> _Task instructions_:
Note each line of the listing that contains the string "this", and copy it.

--- start ---

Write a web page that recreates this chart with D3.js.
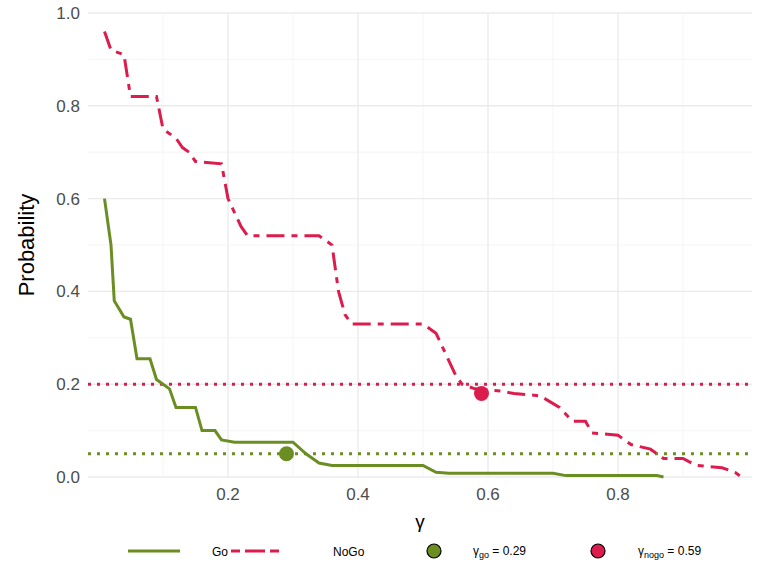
<!DOCTYPE html><html><head><meta charset="utf-8"><script src="https://cdn.jsdelivr.net/npm/d3@7"></script>
<style>body{margin:0;background:#fff}text{font-family:"Liberation Sans",Arial,sans-serif}</style></head><body><svg id="c" width="768" height="576"></svg>
<script>
const goX=[0.01,0.02,0.025,0.04,0.05,0.06,0.08,0.09,0.11,0.12,0.15,0.16,0.18,0.19,0.21,0.30,0.32,0.34,0.36,0.50,0.52,0.54,0.70,0.72,0.86,0.87];
const goY=[0.60,0.50,0.38,0.345,0.34,0.255,0.255,0.21,0.19,0.15,0.15,0.10,0.10,0.08,0.075,0.075,0.05,0.03,0.025,0.025,0.01,0.008,0.008,0.003,0.003,0.0];
const nogoX=[0.01,0.02,0.04,0.05,0.09,0.10,0.12,0.13,0.14,0.15,0.19,0.20,0.21,0.22,0.23,0.34,0.36,0.37,0.38,0.39,0.50,0.52,0.55,0.56,0.58,0.62,0.64,0.68,0.71,0.73,0.75,0.76,0.80,0.82,0.85,0.87,0.90,0.92,0.96,0.98,0.99];
const nogoY=[0.96,0.92,0.91,0.82,0.82,0.75,0.73,0.71,0.70,0.68,0.675,0.60,0.57,0.54,0.52,0.52,0.50,0.40,0.35,0.33,0.33,0.31,0.22,0.20,0.19,0.185,0.18,0.175,0.15,0.12,0.12,0.095,0.09,0.07,0.06,0.04,0.04,0.025,0.02,0.01,0.0];
const thresholds=[{y:0.2,c:"red"},{y:0.05,c:"green"}];
const opt=[{x:0.29,y:0.05,c:"green"},{x:0.59,y:0.18,c:"red"}];
const xTicks=[0.2,0.4,0.6,0.8], yTicks=[0,0.2,0.4,0.6,0.8,1.0];
const col={green:"#6B8E23",red:"#DC1C4C"};
const svg=d3.select("#c");
const x=d3.scaleLinear().domain([0,1]).range([98,748]);
const y=d3.scaleLinear().domain([0,1]).range([477,13]);
const L=88,R=752;
const g=svg.append("g");
[0.1,0.3,0.5,0.7,0.9].forEach(v=>g.append("line").attr("x1",x(v)).attr("x2",x(v)).attr("y1",477).attr("y2",13).attr("stroke","#f3f3f3").attr("stroke-width",0.8));
[0.1,0.3,0.5,0.7,0.9].forEach(v=>g.append("line").attr("x1",L).attr("x2",R).attr("y1",y(v)).attr("y2",y(v)).attr("stroke","#f3f3f3").attr("stroke-width",0.8));
xTicks.forEach(v=>g.append("line").attr("x1",x(v)).attr("x2",x(v)).attr("y1",477).attr("y2",13).attr("stroke","#ebebeb").attr("stroke-width",1.4));
yTicks.forEach(v=>g.append("line").attr("x1",L).attr("x2",R).attr("y1",y(v)).attr("y2",y(v)).attr("stroke","#ebebeb").attr("stroke-width",1.4));
thresholds.forEach(t=>svg.append("line").attr("x1",L).attr("x2",R).attr("y1",y(t.y)).attr("y2",y(t.y)).attr("stroke",col[t.c]).attr("stroke-width",3).attr("stroke-dasharray","3,6"));
const line=d3.line().x(d=>x(d[0])).y(d=>y(d[1]));
svg.append("path").attr("d",line(d3.zip(goX,goY))).attr("fill","none").attr("stroke",col.green).attr("stroke-width",3);
svg.append("path").attr("d",line(d3.zip(nogoX,nogoY))).attr("fill","none").attr("stroke",col.red).attr("stroke-width",3).attr("stroke-dasharray","18,7,6,7");
opt.forEach(p=>svg.append("circle").attr("cx",x(p.x)).attr("cy",y(p.y)).attr("r",7.5).attr("fill",col[p.c]));
xTicks.forEach(v=>svg.append("text").attr("x",x(v)).attr("y",500).attr("text-anchor","middle").attr("font-size",17).attr("fill","#4d4d4d").text(d3.format(".1f")(v)));
yTicks.forEach(v=>svg.append("text").attr("x",80).attr("y",y(v)+6).attr("text-anchor","end").attr("font-size",17).attr("fill","#4d4d4d").text(d3.format(".1f")(v)));
svg.append("text").attr("x",420).attr("y",528).attr("text-anchor","middle").attr("font-size",19).text("γ");
svg.append("text").attr("transform","translate(34,245) rotate(-90)").attr("text-anchor","middle").attr("font-size",22).text("Probability");
const ly=551;
svg.append("line").attr("x1",128).attr("x2",180).attr("y1",ly).attr("y2",ly).attr("stroke",col.green).attr("stroke-width",3);
svg.append("text").attr("x",212).attr("y",ly+5).attr("font-size",12).text("Go");
svg.append("line").attr("x1",231).attr("x2",279).attr("y1",ly).attr("y2",ly).attr("stroke",col.red).attr("stroke-width",3).attr("stroke-dasharray","9,5,20,5,9");
svg.append("text").attr("x",333).attr("y",ly+5).attr("font-size",12).text("NoGo");
svg.append("circle").attr("cx",434).attr("cy",ly).attr("r",7).attr("fill",col.green).attr("stroke","#000").attr("stroke-width",1.2);
const t1=svg.append("text").attr("x",427+46).attr("y",ly+4).attr("font-size",12);
t1.append("tspan").text("γ");t1.append("tspan").attr("font-size",9).attr("dy",3).text("go");t1.append("tspan").attr("dy",-3).text(" = 0.29");
svg.append("circle").attr("cx",598).attr("cy",ly).attr("r",7).attr("fill",col.red).attr("stroke","#000").attr("stroke-width",1.2);
const t2=svg.append("text").attr("x",638).attr("y",ly+4).attr("font-size",12);
t2.append("tspan").text("γ");t2.append("tspan").attr("font-size",9).attr("dy",3).text("nogo");t2.append("tspan").attr("dy",-3).text(" = 0.59");
</script></body></html>
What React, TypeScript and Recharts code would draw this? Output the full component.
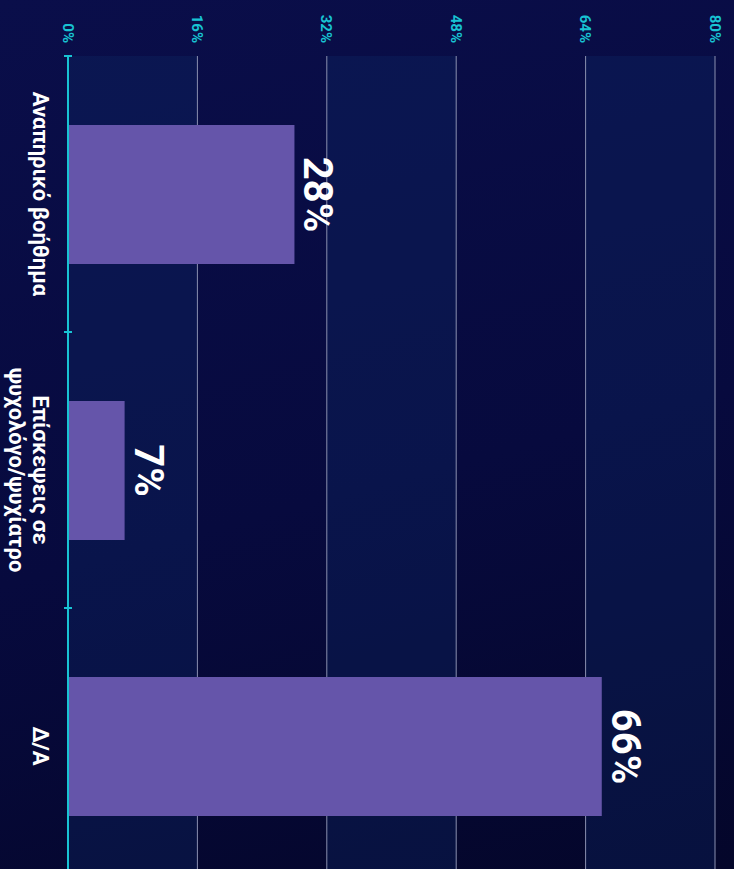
import React from 'react';
import { BarChart, Bar, XAxis, YAxis, CartesianGrid, LabelList } from 'recharts';

// categories and values
const categories = ['Αναπηρικό βοήθημα', 'Επίσκεψεις σε\nψυχολόγο/ψυχίατρο', 'Δ/Α'];
const values = [28, 7, 66];
const valueTicks = [0, 16, 32, 48, 64, 80];

const CYAN = '#18c3d3';
const BAR = '#6555aa';

// chart is drawn as a column chart and turned 90deg clockwise
const CHART_W = 900;
const CHART_H = 734;
const MARGIN = { top: 19, right: 16, left: 0, bottom: 0 };
const Y_AXIS_W = 56;
const PLOT_W = CHART_W - MARGIN.left - MARGIN.right - Y_AXIS_W;
const BAND_HALF = PLOT_W / categories.length / 2;

const data = categories.map((name, i) => ({ name, value: values[i] }));

const CategoryTick = (props: any) => {
  const { x, y, payload } = props;
  const lines = String(payload.value).split('\n');
  return (
    <g>
      <line x1={x - BAND_HALF} x2={x - BAND_HALF} y1={y - 4} y2={y + 4} stroke={CYAN} strokeWidth={2} />
      <text x={x} y={y + 35} textAnchor="middle" fill="#ffffff" fontSize={22} fontWeight="bold">
        {lines.map((l, i) => (
          <tspan key={i} x={x} dy={i === 0 ? 0 : 24}>
            {l}
          </tspan>
        ))}
      </text>
    </g>
  );
};

const App: React.FC = () => {
  return (
    <div
      style={{
        position: 'absolute',
        left: 0,
        top: 0,
        width: 734,
        height: 869,
        overflow: 'hidden',
        background: 'linear-gradient(165deg, #0a0e4a 0%, #070a3e 55%, #04062a 100%)',
        fontFamily: 'Roboto, sans-serif',
      }}
    >
      <div
        style={{
          position: 'absolute',
          left: 0,
          top: 0,
          width: CHART_W,
          height: CHART_H,
          transform: 'translateX(734px) rotate(90deg)',
          transformOrigin: '0 0',
        }}
      >
        <BarChart width={CHART_W} height={CHART_H} data={data} margin={MARGIN}>
          <CartesianGrid
            vertical={false}
            stroke="#8a90b0"
            strokeWidth={1}
            horizontalFill={['rgba(14,40,100,0.35)', 'rgba(0,0,0,0)']}
            fillOpacity={1}
          />
          <XAxis
            dataKey="name"
            height={68}
            interval={0}
            tickLine={false}
            tickSize={0}
            tickMargin={0}
            axisLine={{ stroke: CYAN, strokeWidth: 2 }}
            tick={<CategoryTick />}
          />
          <YAxis
            width={Y_AXIS_W}
            domain={[0, 80]}
            ticks={valueTicks}
            interval={0}
            axisLine={false}
            tickLine={false}
            tickMargin={7}
            tickFormatter={(v: number) => `${v}%`}
            tick={{ fill: CYAN, fontSize: 15, fontWeight: 'bold' }}
          />
          <Bar dataKey="value" fill={BAR} barSize={139} isAnimationActive={false}>
            <LabelList
              dataKey="value"
              position="top"
              offset={10}
              fill="#ffffff"
              fontSize={40}
              fontWeight="bold"
              formatter={(v: any) => `${v}%`}
            />
          </Bar>
        </BarChart>
      </div>
    </div>
  );
};

export default App;
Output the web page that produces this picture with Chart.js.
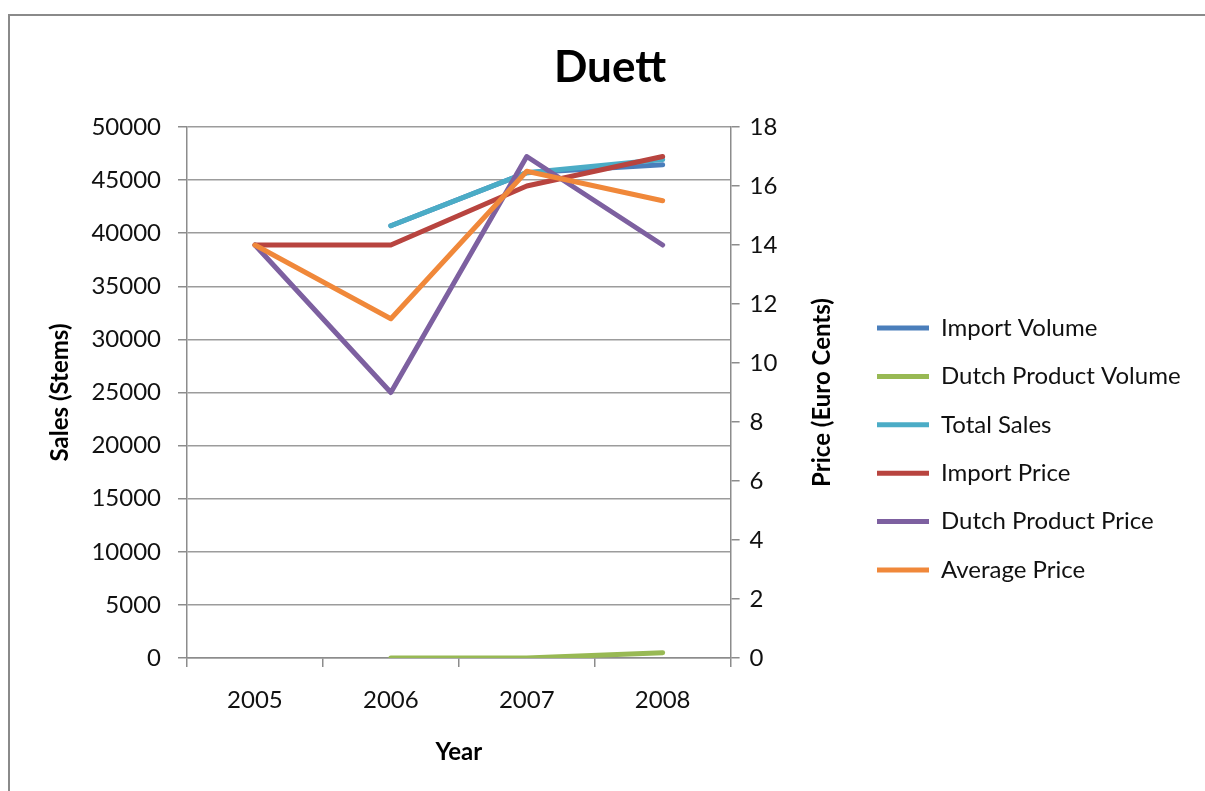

--- end ---

> _The output_:
Write a web page that recreates this chart with D3.js.
What React, TypeScript and Recharts code would draw this? Output the full component.
Output the web page that produces this picture with Chart.js.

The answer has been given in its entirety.